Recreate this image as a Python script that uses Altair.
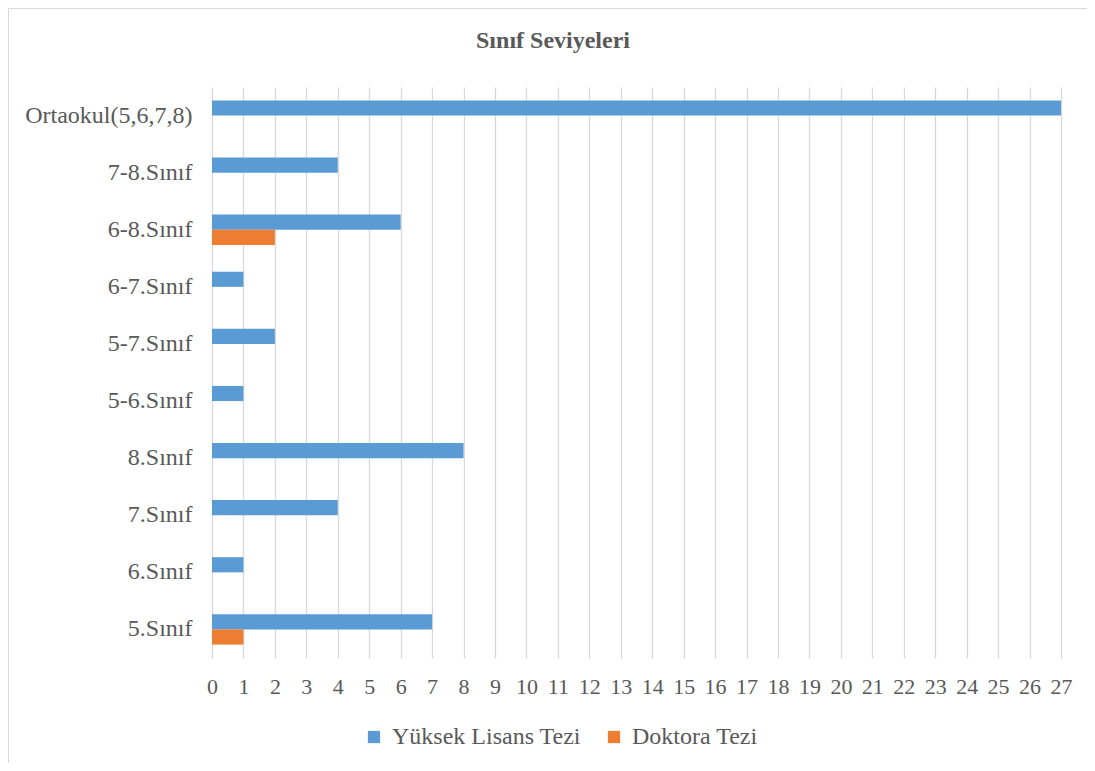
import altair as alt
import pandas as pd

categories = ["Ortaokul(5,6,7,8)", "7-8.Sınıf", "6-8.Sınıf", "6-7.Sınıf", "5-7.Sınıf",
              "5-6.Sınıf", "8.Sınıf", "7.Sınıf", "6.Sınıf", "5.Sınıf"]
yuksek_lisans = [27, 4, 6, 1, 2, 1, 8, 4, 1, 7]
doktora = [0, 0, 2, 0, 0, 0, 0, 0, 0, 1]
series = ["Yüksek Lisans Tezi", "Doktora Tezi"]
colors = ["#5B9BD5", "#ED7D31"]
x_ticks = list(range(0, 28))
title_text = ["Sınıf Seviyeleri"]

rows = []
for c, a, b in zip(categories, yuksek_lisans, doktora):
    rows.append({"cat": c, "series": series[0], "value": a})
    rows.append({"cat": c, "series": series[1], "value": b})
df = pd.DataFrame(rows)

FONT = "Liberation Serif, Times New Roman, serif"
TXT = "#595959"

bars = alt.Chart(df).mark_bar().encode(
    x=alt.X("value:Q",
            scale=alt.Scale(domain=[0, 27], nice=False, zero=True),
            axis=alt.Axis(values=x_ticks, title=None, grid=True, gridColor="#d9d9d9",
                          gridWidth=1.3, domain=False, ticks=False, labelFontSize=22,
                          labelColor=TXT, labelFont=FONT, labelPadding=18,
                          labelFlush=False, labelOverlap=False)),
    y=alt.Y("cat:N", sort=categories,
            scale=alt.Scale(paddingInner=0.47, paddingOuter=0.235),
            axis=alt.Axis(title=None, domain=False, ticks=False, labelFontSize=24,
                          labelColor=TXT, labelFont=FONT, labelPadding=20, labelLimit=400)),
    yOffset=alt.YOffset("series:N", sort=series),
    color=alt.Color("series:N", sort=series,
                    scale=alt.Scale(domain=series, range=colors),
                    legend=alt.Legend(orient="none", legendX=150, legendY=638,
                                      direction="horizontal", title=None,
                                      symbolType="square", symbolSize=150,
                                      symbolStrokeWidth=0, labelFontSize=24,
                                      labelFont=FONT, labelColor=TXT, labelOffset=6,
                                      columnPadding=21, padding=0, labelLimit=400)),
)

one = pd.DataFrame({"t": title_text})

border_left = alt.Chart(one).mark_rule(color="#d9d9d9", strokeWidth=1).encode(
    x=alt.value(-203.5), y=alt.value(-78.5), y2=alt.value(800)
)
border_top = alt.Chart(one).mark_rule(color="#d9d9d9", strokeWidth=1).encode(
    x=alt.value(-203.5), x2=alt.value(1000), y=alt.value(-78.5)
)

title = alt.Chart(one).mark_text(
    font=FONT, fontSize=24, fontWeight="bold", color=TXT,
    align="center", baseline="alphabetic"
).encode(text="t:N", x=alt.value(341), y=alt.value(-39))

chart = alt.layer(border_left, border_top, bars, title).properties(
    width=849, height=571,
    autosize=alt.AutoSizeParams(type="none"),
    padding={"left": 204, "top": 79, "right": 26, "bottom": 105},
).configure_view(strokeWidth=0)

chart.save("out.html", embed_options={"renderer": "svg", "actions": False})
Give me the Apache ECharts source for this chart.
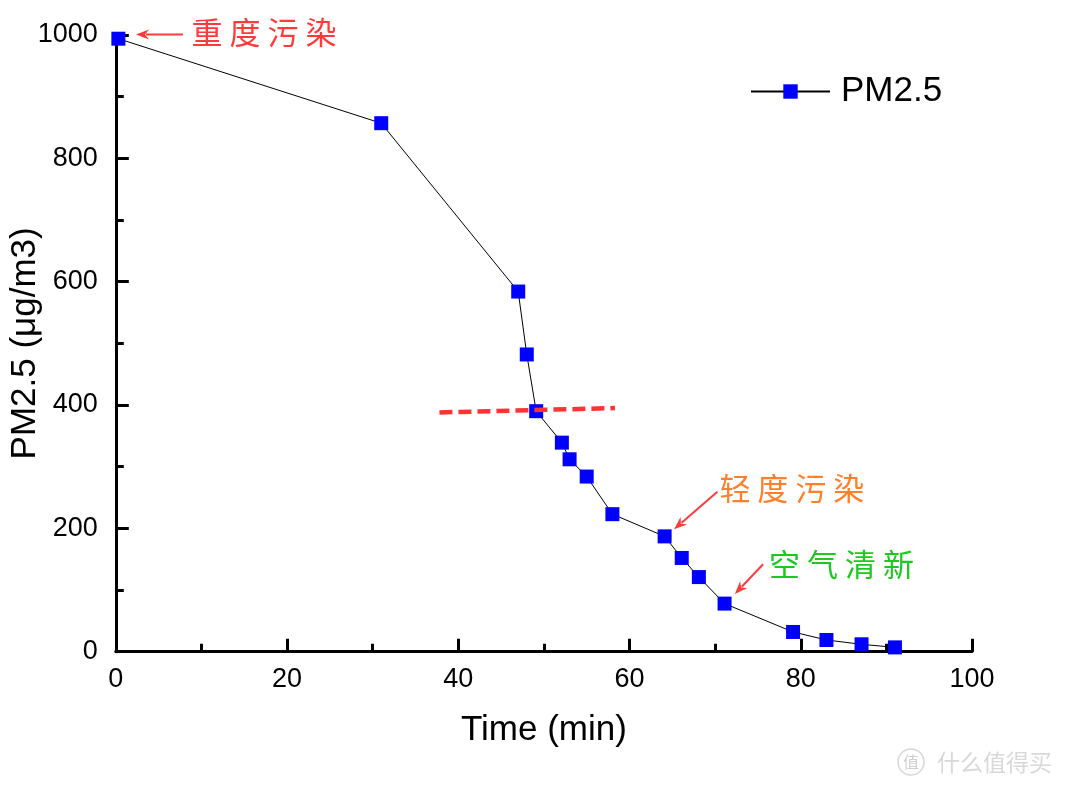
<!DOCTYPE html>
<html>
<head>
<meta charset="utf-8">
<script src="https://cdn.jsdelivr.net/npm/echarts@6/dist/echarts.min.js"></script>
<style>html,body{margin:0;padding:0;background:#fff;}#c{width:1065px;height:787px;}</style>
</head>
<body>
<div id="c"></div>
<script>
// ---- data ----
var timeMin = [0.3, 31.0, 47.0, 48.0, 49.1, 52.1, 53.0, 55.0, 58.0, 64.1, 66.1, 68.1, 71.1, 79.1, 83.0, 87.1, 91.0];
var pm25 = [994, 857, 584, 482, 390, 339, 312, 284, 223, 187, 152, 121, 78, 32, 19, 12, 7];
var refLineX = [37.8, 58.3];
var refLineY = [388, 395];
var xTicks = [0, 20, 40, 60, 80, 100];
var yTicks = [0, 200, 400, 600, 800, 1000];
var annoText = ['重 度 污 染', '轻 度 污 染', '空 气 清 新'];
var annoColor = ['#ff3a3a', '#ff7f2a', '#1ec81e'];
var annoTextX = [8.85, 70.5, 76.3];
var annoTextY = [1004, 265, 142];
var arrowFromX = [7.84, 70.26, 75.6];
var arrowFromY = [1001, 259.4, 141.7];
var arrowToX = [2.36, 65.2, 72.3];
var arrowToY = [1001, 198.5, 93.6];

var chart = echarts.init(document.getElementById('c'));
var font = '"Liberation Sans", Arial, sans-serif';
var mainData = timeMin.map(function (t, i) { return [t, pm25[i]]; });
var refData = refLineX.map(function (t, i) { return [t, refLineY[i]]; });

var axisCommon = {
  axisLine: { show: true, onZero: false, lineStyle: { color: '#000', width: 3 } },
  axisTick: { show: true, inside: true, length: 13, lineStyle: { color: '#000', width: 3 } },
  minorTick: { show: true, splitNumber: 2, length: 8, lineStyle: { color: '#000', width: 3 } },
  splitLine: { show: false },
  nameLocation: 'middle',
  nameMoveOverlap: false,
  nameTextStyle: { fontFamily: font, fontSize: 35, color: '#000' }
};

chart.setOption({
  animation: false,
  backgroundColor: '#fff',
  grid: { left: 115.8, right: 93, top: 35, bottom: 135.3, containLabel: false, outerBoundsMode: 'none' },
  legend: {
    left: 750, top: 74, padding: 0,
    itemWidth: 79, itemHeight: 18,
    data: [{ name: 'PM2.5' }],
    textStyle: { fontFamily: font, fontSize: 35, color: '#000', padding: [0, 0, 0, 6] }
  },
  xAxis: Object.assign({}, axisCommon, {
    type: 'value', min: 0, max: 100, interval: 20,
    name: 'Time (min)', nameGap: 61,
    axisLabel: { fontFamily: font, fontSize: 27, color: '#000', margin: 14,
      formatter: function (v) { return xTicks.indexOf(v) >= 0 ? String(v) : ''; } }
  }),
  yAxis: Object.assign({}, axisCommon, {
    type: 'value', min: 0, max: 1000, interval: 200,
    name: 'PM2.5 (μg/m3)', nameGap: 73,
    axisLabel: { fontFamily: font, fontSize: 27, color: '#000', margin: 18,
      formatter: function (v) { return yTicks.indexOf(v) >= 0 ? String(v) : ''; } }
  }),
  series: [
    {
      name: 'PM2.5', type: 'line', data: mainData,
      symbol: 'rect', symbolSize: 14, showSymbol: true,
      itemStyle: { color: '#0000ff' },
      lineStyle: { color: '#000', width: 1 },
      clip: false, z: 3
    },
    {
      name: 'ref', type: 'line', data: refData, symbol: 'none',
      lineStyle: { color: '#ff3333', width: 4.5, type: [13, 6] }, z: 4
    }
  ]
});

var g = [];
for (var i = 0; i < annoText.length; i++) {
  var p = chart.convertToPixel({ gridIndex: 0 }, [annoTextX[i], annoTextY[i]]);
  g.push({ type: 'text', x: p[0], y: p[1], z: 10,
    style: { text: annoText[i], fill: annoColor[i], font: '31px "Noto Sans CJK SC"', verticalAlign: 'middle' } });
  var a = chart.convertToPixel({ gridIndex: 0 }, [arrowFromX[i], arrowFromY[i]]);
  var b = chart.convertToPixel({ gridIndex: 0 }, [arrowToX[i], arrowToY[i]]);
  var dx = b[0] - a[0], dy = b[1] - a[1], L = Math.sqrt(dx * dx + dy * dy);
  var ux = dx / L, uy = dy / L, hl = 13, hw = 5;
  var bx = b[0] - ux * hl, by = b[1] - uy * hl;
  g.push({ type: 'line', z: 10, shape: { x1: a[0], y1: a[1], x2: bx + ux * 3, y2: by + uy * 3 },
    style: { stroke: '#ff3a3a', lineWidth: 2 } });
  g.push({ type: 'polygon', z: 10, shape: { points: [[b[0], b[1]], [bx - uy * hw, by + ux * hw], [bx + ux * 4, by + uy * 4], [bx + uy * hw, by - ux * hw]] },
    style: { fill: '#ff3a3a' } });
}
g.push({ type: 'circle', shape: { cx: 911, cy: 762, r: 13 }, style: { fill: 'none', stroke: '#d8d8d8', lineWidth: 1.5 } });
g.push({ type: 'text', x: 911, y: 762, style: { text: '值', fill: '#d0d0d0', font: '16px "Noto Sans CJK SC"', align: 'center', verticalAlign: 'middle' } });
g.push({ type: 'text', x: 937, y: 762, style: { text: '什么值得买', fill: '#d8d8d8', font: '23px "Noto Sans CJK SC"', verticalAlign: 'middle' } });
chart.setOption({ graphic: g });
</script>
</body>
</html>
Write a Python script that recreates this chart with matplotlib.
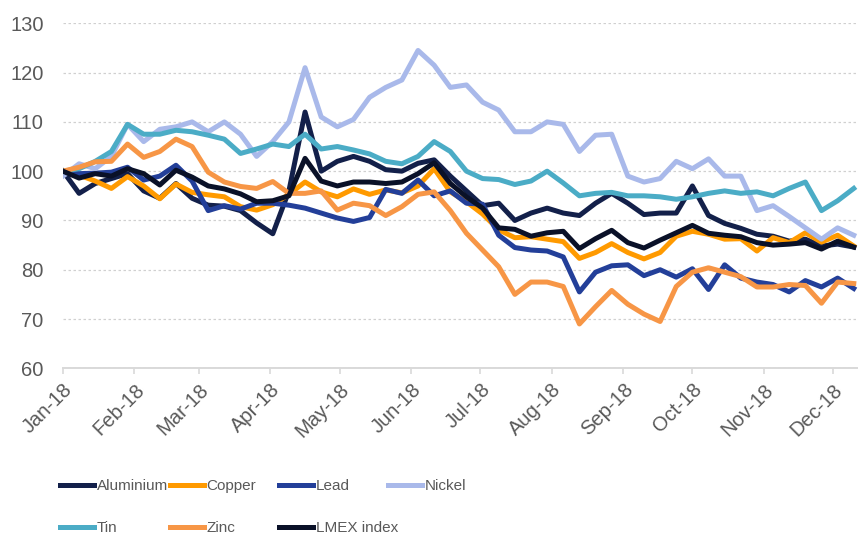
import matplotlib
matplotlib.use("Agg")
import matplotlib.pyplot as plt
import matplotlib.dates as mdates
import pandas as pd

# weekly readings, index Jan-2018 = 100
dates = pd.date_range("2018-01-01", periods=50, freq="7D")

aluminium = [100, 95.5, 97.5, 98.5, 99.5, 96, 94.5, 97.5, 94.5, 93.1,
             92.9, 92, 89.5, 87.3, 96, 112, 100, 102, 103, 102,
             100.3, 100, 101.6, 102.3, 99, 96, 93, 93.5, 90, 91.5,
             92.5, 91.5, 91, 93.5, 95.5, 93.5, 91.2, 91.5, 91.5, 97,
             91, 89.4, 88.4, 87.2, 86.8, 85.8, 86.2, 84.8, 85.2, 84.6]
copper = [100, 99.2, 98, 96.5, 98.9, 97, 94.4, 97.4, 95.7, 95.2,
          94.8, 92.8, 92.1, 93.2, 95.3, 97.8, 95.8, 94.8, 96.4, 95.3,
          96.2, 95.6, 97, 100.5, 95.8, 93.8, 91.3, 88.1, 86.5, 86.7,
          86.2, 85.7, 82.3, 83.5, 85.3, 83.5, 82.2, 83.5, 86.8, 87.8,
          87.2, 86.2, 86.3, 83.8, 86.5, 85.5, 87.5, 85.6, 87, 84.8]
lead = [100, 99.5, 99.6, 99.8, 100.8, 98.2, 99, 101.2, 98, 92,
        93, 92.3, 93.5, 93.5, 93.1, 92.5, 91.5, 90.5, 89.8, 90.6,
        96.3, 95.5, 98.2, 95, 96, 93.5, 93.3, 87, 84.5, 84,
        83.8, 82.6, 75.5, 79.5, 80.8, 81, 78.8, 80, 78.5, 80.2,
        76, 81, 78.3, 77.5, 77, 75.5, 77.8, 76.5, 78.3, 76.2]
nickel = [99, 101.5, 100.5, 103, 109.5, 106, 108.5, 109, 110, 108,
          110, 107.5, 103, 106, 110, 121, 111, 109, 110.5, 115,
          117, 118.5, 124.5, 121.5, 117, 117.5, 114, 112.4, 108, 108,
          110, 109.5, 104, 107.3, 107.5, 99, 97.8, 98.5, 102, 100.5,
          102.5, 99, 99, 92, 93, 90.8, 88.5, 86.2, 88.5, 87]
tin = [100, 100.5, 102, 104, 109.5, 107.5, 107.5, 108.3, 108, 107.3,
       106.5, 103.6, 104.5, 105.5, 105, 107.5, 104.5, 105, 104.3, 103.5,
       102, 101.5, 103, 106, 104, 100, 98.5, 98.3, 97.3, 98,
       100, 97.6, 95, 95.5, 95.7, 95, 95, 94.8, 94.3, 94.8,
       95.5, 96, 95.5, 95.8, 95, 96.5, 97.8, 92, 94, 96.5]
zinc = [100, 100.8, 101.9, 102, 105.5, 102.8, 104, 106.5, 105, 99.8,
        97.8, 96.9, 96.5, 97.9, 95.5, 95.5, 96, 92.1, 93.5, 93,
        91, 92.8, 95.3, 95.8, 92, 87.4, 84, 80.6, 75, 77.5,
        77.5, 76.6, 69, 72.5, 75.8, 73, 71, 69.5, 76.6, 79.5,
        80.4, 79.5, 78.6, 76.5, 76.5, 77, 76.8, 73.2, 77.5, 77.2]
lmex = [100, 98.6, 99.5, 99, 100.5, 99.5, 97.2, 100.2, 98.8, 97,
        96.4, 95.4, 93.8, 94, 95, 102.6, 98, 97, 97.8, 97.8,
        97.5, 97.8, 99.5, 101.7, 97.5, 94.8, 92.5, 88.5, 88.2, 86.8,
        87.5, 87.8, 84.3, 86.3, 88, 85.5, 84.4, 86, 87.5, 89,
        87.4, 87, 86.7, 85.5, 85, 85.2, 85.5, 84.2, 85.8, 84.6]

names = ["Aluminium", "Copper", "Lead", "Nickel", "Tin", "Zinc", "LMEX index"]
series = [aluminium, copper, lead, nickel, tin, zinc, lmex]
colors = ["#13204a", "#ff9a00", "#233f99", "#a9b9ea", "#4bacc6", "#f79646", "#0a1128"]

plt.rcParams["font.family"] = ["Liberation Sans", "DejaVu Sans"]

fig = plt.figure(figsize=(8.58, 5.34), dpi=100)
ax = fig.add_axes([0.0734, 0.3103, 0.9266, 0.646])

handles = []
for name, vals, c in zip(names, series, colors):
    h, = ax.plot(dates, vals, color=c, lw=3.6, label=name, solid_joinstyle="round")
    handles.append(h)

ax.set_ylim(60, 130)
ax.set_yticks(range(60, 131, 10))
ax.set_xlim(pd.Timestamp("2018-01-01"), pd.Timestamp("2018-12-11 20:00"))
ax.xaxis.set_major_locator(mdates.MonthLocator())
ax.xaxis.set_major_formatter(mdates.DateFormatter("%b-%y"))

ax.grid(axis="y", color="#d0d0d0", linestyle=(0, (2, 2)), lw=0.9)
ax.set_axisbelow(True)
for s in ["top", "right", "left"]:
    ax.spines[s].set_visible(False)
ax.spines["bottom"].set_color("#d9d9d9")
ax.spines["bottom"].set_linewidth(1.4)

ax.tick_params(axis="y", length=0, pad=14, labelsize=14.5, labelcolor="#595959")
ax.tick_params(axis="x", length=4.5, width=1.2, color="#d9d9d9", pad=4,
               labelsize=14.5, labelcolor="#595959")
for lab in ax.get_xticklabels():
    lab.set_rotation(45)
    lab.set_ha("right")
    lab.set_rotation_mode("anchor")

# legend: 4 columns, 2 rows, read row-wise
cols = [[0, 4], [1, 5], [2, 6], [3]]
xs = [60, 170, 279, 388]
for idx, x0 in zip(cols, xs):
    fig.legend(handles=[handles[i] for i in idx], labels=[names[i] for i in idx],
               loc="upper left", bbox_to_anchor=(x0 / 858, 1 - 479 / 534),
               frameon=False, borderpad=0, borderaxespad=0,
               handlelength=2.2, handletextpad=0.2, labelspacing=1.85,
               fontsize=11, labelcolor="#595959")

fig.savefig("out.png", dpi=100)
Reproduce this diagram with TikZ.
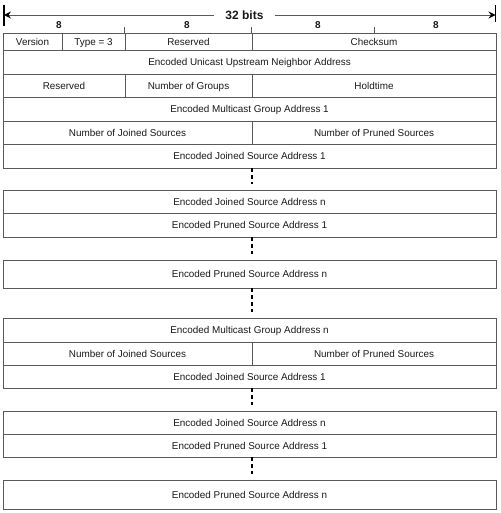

> [CHALLENGE]: What is the number of lines in the records that contain the word "script"? Answer with the number and nothing else.

> [FINAL RESULT]: 5